## Exercise prompt
All entries must be extracted exactly, with nothing added or dropped.

## Working data

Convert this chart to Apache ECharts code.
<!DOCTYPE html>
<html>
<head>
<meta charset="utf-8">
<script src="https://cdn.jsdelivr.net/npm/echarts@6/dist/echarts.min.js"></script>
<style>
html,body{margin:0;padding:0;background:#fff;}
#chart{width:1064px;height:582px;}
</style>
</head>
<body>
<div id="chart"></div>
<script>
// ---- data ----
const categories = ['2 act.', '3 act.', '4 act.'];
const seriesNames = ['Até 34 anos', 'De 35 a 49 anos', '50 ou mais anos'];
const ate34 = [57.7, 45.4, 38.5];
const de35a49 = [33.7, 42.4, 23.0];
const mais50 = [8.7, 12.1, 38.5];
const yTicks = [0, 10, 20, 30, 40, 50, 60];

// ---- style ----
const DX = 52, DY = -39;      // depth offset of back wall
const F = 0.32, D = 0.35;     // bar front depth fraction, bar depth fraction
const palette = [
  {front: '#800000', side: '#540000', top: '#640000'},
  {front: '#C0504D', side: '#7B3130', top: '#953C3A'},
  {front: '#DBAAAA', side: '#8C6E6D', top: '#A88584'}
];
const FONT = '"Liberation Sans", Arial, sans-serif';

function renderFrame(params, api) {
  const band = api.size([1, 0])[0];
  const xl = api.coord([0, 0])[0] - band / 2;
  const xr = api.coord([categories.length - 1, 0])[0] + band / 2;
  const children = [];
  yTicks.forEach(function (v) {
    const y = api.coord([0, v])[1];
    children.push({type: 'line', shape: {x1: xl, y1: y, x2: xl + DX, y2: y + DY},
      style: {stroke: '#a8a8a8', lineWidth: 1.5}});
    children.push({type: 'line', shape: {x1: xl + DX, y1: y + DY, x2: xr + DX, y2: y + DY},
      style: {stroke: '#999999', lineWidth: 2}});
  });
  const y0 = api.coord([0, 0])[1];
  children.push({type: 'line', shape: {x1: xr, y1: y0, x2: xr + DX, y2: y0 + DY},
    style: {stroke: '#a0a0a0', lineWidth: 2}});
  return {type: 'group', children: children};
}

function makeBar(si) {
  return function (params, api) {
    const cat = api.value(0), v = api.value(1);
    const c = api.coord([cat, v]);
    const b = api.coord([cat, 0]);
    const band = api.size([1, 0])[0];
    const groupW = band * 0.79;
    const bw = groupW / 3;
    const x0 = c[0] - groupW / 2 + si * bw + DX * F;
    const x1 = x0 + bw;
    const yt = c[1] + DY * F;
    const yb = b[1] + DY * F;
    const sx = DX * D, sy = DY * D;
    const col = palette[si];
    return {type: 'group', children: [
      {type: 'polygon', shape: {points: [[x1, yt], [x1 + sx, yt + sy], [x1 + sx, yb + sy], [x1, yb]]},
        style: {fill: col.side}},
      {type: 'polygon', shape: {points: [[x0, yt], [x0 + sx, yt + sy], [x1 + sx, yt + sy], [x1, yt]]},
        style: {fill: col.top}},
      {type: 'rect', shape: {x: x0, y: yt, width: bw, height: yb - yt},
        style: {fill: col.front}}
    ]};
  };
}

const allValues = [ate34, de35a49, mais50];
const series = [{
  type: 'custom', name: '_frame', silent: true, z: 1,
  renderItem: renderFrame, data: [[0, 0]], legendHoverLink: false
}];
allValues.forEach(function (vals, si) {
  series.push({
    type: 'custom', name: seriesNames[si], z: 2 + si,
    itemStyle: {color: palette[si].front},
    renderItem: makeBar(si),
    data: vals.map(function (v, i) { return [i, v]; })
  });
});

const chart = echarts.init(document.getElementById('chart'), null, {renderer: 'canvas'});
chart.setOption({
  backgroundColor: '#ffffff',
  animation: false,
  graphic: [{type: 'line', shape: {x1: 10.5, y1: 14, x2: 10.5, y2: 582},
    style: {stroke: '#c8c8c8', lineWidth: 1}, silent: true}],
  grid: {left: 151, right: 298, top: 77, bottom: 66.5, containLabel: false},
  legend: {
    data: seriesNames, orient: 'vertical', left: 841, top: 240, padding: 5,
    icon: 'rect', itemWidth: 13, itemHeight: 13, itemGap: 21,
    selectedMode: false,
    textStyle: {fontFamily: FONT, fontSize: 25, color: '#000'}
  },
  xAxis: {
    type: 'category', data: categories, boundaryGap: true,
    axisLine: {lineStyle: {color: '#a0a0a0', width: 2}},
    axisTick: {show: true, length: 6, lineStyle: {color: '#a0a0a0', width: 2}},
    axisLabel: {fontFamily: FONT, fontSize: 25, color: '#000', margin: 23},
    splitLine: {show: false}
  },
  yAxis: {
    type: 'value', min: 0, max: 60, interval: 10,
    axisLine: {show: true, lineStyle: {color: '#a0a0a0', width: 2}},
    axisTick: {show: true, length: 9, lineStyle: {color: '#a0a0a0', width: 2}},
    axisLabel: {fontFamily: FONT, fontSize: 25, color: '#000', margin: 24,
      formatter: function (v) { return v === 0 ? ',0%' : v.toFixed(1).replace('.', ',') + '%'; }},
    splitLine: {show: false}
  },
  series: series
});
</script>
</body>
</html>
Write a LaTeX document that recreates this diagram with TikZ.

## Answer in full
Convert this chart to Apache ECharts code.
<!DOCTYPE html>
<html>
<head>
<meta charset="utf-8">
<script src="https://cdn.jsdelivr.net/npm/echarts@6/dist/echarts.min.js"></script>
<style>
html,body{margin:0;padding:0;background:#fff;}
#chart{width:1064px;height:582px;}
</style>
</head>
<body>
<div id="chart"></div>
<script>
// ---- data ----
const categories = ['2 act.', '3 act.', '4 act.'];
const seriesNames = ['Até 34 anos', 'De 35 a 49 anos', '50 ou mais anos'];
const ate34 = [57.7, 45.4, 38.5];
const de35a49 = [33.7, 42.4, 23.0];
const mais50 = [8.7, 12.1, 38.5];
const yTicks = [0, 10, 20, 30, 40, 50, 60];

// ---- style ----
const DX = 52, DY = -39;      // depth offset of back wall
const F = 0.32, D = 0.35;     // bar front depth fraction, bar depth fraction
const palette = [
  {front: '#800000', side: '#540000', top: '#640000'},
  {front: '#C0504D', side: '#7B3130', top: '#953C3A'},
  {front: '#DBAAAA', side: '#8C6E6D', top: '#A88584'}
];
const FONT = '"Liberation Sans", Arial, sans-serif';

function renderFrame(params, api) {
  const band = api.size([1, 0])[0];
  const xl = api.coord([0, 0])[0] - band / 2;
  const xr = api.coord([categories.length - 1, 0])[0] + band / 2;
  const children = [];
  yTicks.forEach(function (v) {
    const y = api.coord([0, v])[1];
    children.push({type: 'line', shape: {x1: xl, y1: y, x2: xl + DX, y2: y + DY},
      style: {stroke: '#a8a8a8', lineWidth: 1.5}});
    children.push({type: 'line', shape: {x1: xl + DX, y1: y + DY, x2: xr + DX, y2: y + DY},
      style: {stroke: '#999999', lineWidth: 2}});
  });
  const y0 = api.coord([0, 0])[1];
  children.push({type: 'line', shape: {x1: xr, y1: y0, x2: xr + DX, y2: y0 + DY},
    style: {stroke: '#a0a0a0', lineWidth: 2}});
  return {type: 'group', children: children};
}

function makeBar(si) {
  return function (params, api) {
    const cat = api.value(0), v = api.value(1);
    const c = api.coord([cat, v]);
    const b = api.coord([cat, 0]);
    const band = api.size([1, 0])[0];
    const groupW = band * 0.79;
    const bw = groupW / 3;
    const x0 = c[0] - groupW / 2 + si * bw + DX * F;
    const x1 = x0 + bw;
    const yt = c[1] + DY * F;
    const yb = b[1] + DY * F;
    const sx = DX * D, sy = DY * D;
    const col = palette[si];
    return {type: 'group', children: [
      {type: 'polygon', shape: {points: [[x1, yt], [x1 + sx, yt + sy], [x1 + sx, yb + sy], [x1, yb]]},
        style: {fill: col.side}},
      {type: 'polygon', shape: {points: [[x0, yt], [x0 + sx, yt + sy], [x1 + sx, yt + sy], [x1, yt]]},
        style: {fill: col.top}},
      {type: 'rect', shape: {x: x0, y: yt, width: bw, height: yb - yt},
        style: {fill: col.front}}
    ]};
  };
}

const allValues = [ate34, de35a49, mais50];
const series = [{
  type: 'custom', name: '_frame', silent: true, z: 1,
  renderItem: renderFrame, data: [[0, 0]], legendHoverLink: false
}];
allValues.forEach(function (vals, si) {
  series.push({
    type: 'custom', name: seriesNames[si], z: 2 + si,
    itemStyle: {color: palette[si].front},
    renderItem: makeBar(si),
    data: vals.map(function (v, i) { return [i, v]; })
  });
});

const chart = echarts.init(document.getElementById('chart'), null, {renderer: 'canvas'});
chart.setOption({
  backgroundColor: '#ffffff',
  animation: false,
  graphic: [{type: 'line', shape: {x1: 10.5, y1: 14, x2: 10.5, y2: 582},
    style: {stroke: '#c8c8c8', lineWidth: 1}, silent: true}],
  grid: {left: 151, right: 298, top: 77, bottom: 66.5, containLabel: false},
  legend: {
    data: seriesNames, orient: 'vertical', left: 841, top: 240, padding: 5,
    icon: 'rect', itemWidth: 13, itemHeight: 13, itemGap: 21,
    selectedMode: false,
    textStyle: {fontFamily: FONT, fontSize: 25, color: '#000'}
  },
  xAxis: {
    type: 'category', data: categories, boundaryGap: true,
    axisLine: {lineStyle: {color: '#a0a0a0', width: 2}},
    axisTick: {show: true, length: 6, lineStyle: {color: '#a0a0a0', width: 2}},
    axisLabel: {fontFamily: FONT, fontSize: 25, color: '#000', margin: 23},
    splitLine: {show: false}
  },
  yAxis: {
    type: 'value', min: 0, max: 60, interval: 10,
    axisLine: {show: true, lineStyle: {color: '#a0a0a0', width: 2}},
    axisTick: {show: true, length: 9, lineStyle: {color: '#a0a0a0', width: 2}},
    axisLabel: {fontFamily: FONT, fontSize: 25, color: '#000', margin: 24,
      formatter: function (v) { return v === 0 ? ',0%' : v.toFixed(1).replace('.', ',') + '%'; }},
    splitLine: {show: false}
  },
  series: series
});
</script>
</body>
</html>
Write a LaTeX document that recreates this diagram with TikZ.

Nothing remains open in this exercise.